#### TASK DESCRIPTION:
Output every line of the material exactly, omitting images.
+++
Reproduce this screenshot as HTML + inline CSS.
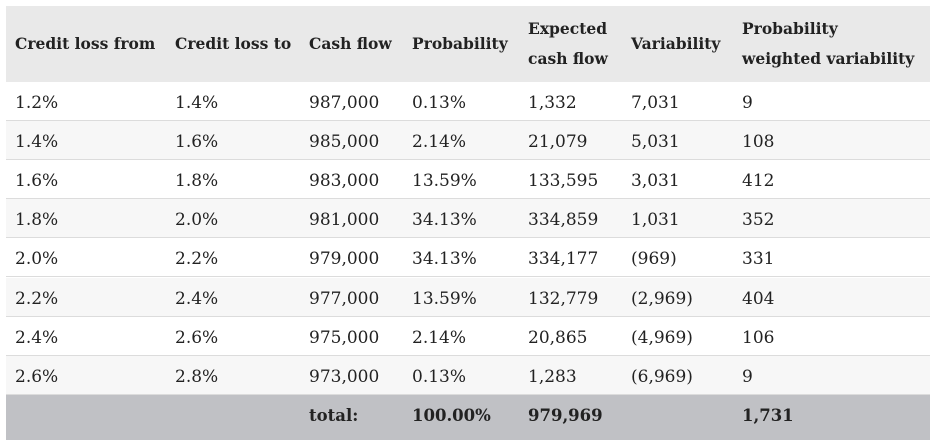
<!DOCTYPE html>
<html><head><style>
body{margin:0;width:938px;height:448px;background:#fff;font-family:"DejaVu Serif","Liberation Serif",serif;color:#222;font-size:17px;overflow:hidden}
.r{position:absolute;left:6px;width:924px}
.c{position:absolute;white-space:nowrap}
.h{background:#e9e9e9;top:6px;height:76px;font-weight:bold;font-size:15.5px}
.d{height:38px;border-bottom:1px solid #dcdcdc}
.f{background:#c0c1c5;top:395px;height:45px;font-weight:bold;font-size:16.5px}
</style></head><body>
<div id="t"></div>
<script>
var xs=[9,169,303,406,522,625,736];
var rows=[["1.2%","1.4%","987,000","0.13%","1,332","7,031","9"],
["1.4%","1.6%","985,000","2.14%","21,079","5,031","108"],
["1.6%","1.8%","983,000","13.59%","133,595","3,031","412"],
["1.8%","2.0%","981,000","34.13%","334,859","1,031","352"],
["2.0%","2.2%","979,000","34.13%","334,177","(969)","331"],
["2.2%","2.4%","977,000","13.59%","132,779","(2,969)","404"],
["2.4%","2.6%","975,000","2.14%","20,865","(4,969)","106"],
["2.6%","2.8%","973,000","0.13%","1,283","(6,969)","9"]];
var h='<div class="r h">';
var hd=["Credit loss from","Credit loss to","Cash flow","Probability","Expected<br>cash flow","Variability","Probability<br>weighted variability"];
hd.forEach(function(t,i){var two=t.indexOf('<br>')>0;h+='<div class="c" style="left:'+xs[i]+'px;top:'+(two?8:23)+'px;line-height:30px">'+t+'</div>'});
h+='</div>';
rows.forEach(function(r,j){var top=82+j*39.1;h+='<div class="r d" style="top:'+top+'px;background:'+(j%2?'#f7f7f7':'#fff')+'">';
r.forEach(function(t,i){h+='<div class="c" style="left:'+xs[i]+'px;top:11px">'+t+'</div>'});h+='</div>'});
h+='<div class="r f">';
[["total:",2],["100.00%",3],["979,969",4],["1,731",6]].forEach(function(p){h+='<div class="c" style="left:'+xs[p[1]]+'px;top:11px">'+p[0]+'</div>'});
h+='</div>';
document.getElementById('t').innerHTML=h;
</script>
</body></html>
+++
#### SOLUTION TO THIS TASK:
Reproduce this screenshot as HTML + inline CSS.
<!DOCTYPE html>
<html><head><style>
body{margin:0;width:938px;height:448px;background:#fff;font-family:"DejaVu Serif","Liberation Serif",serif;color:#222;font-size:17px;overflow:hidden}
.r{position:absolute;left:6px;width:924px}
.c{position:absolute;white-space:nowrap}
.h{background:#e9e9e9;top:6px;height:76px;font-weight:bold;font-size:15.5px}
.d{height:38px;border-bottom:1px solid #dcdcdc}
.f{background:#c0c1c5;top:395px;height:45px;font-weight:bold;font-size:16.5px}
</style></head><body>
<div id="t"></div>
<script>
var xs=[9,169,303,406,522,625,736];
var rows=[["1.2%","1.4%","987,000","0.13%","1,332","7,031","9"],
["1.4%","1.6%","985,000","2.14%","21,079","5,031","108"],
["1.6%","1.8%","983,000","13.59%","133,595","3,031","412"],
["1.8%","2.0%","981,000","34.13%","334,859","1,031","352"],
["2.0%","2.2%","979,000","34.13%","334,177","(969)","331"],
["2.2%","2.4%","977,000","13.59%","132,779","(2,969)","404"],
["2.4%","2.6%","975,000","2.14%","20,865","(4,969)","106"],
["2.6%","2.8%","973,000","0.13%","1,283","(6,969)","9"]];
var h='<div class="r h">';
var hd=["Credit loss from","Credit loss to","Cash flow","Probability","Expected<br>cash flow","Variability","Probability<br>weighted variability"];
hd.forEach(function(t,i){var two=t.indexOf('<br>')>0;h+='<div class="c" style="left:'+xs[i]+'px;top:'+(two?8:23)+'px;line-height:30px">'+t+'</div>'});
h+='</div>';
rows.forEach(function(r,j){var top=82+j*39.1;h+='<div class="r d" style="top:'+top+'px;background:'+(j%2?'#f7f7f7':'#fff')+'">';
r.forEach(function(t,i){h+='<div class="c" style="left:'+xs[i]+'px;top:11px">'+t+'</div>'});h+='</div>'});
h+='<div class="r f">';
[["total:",2],["100.00%",3],["979,969",4],["1,731",6]].forEach(function(p){h+='<div class="c" style="left:'+xs[p[1]]+'px;top:11px">'+p[0]+'</div>'});
h+='</div>';
document.getElementById('t').innerHTML=h;
</script>
</body></html>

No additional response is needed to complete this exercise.